Reputation: 61
I'm working on some code that generates features from a dataframe and adds these features as columns to the dataframe.
The trouble is I'm working with a time series so that for any given tuple, I need (let's say) 5 of the previous tuples to generate the corresponding feature for that tuple.
lookback_period = 5
df['feature1'] = np.zeros(len(df)) # preallocate
for index, row in df.iterrows():
if index < lookback_period:
continue
slice = df[index - lookback_period:index]
some_int = SomeFxn(slice)
row['feature1'] = some_int
Is there a way to execute this code without explicitly looping through every row and then slicing?

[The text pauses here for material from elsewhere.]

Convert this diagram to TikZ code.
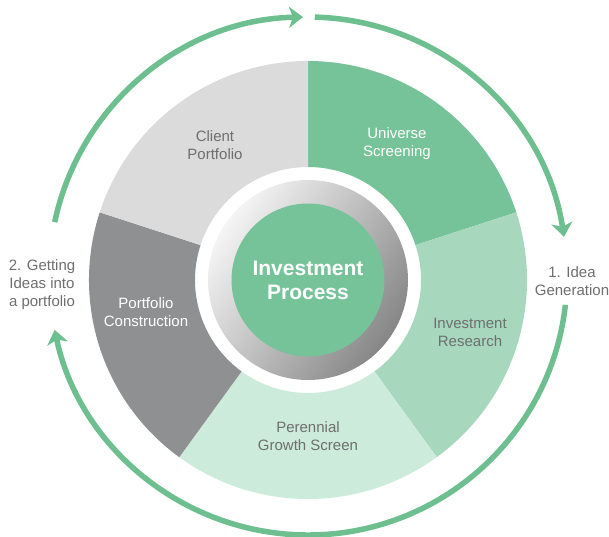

One way is to create several lagged columns using df['column_name'].shift()
such that all the necessary information is contained in each row, but this quickly gets intractable for my computer's memory since the dataset is large (millions of rows).
Upvotes: 3
Views: 87
Reputation: 1151
I don't have enough reputation to comment so will just post it here.

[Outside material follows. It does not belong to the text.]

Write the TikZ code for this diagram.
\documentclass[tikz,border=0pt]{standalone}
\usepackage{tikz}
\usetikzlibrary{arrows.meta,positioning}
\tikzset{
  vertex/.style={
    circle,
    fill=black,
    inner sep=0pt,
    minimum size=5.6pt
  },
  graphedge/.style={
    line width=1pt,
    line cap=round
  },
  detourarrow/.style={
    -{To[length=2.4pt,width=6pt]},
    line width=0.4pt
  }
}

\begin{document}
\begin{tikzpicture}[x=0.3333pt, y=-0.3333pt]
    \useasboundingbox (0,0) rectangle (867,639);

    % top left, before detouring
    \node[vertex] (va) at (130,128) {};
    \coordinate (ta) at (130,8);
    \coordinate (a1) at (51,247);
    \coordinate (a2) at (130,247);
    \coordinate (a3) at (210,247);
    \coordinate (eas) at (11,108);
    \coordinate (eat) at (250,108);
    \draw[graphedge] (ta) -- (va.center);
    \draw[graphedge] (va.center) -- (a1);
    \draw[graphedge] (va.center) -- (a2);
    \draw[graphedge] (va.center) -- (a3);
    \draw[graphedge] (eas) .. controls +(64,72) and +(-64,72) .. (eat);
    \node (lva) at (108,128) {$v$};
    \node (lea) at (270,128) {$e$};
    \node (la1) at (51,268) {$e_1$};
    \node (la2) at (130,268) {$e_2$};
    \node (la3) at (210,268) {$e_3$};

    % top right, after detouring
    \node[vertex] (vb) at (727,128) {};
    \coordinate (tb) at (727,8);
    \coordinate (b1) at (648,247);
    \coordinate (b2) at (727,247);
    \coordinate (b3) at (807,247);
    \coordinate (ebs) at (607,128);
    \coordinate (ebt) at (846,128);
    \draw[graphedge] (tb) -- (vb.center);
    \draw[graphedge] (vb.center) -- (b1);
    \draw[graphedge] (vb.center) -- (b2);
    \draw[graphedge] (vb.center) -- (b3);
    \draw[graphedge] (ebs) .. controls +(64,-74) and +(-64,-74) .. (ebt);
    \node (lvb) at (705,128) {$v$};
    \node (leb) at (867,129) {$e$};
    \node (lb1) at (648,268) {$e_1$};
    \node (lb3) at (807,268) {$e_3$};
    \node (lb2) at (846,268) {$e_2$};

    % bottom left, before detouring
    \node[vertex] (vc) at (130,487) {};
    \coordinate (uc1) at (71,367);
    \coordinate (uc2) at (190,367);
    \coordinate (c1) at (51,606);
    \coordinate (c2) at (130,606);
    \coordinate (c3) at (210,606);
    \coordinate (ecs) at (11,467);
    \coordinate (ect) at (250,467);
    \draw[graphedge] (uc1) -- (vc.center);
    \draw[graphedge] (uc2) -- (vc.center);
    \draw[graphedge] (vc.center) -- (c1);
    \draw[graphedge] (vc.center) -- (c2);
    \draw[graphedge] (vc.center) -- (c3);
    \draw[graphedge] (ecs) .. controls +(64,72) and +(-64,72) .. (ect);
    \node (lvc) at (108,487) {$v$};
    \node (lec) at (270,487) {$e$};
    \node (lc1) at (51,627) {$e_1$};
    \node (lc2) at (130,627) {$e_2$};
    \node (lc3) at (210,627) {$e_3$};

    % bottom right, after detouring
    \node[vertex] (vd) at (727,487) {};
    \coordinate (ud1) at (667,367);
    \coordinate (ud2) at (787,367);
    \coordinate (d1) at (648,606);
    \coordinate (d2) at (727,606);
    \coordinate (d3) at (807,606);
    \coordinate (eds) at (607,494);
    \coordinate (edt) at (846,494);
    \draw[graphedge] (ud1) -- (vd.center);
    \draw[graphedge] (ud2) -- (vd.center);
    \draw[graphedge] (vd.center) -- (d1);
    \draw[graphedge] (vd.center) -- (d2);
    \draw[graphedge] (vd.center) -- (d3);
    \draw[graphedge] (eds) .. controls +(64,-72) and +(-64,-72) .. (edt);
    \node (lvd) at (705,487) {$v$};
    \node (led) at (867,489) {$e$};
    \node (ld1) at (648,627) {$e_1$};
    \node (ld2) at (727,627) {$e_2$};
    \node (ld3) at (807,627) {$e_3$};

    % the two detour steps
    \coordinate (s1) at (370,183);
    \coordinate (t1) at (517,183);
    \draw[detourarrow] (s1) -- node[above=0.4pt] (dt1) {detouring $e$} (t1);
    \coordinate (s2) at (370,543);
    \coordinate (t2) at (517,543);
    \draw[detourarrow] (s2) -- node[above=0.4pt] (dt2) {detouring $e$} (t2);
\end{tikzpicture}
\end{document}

Can't you use apply for your dataframe e.g.
df['feature1'] = df.apply(someRowFunction, axis=1)
where someRowFunction will accept the full row and you can perform whatever row based slice and logic you want to do.
--- updated ---
As we do not have much information about the dataframe and the required/expected output, I just based the answer on the information from the comments
Let's define a function that will take a DataFrame slice (based on current row index and lookback) and the row and will return sum of the first column of the slice and value of the current row.
def someRowFunction (slice, row):
if slice.shape[0] == 0:
return 0
return slice[slice.columns[0]].sum() + row.b
d={'a':[1,2,3,4,5,6,7,8,9,0],'b':[0,9,8,7,6,5,4,3,2,1]}
df=pd.DataFrame(data=d)
lookback = 5
df['c'] = df.apply(lambda current_row: someRowFunction(df[current_row.name -lookback:current_row.name],current_row),axis=1)
we can get row index from apply using its name attribute and as such we can retrieve the required slice. Above will result to the following
print(df)
a b c
0 1 0 0
1 2 9 0
2 3 8 0
3 4 7 0
4 5 6 0
5 6 5 20
6 7 4 24
7 8 3 28
8 9 2 32
9 0 1 36
Upvotes: 1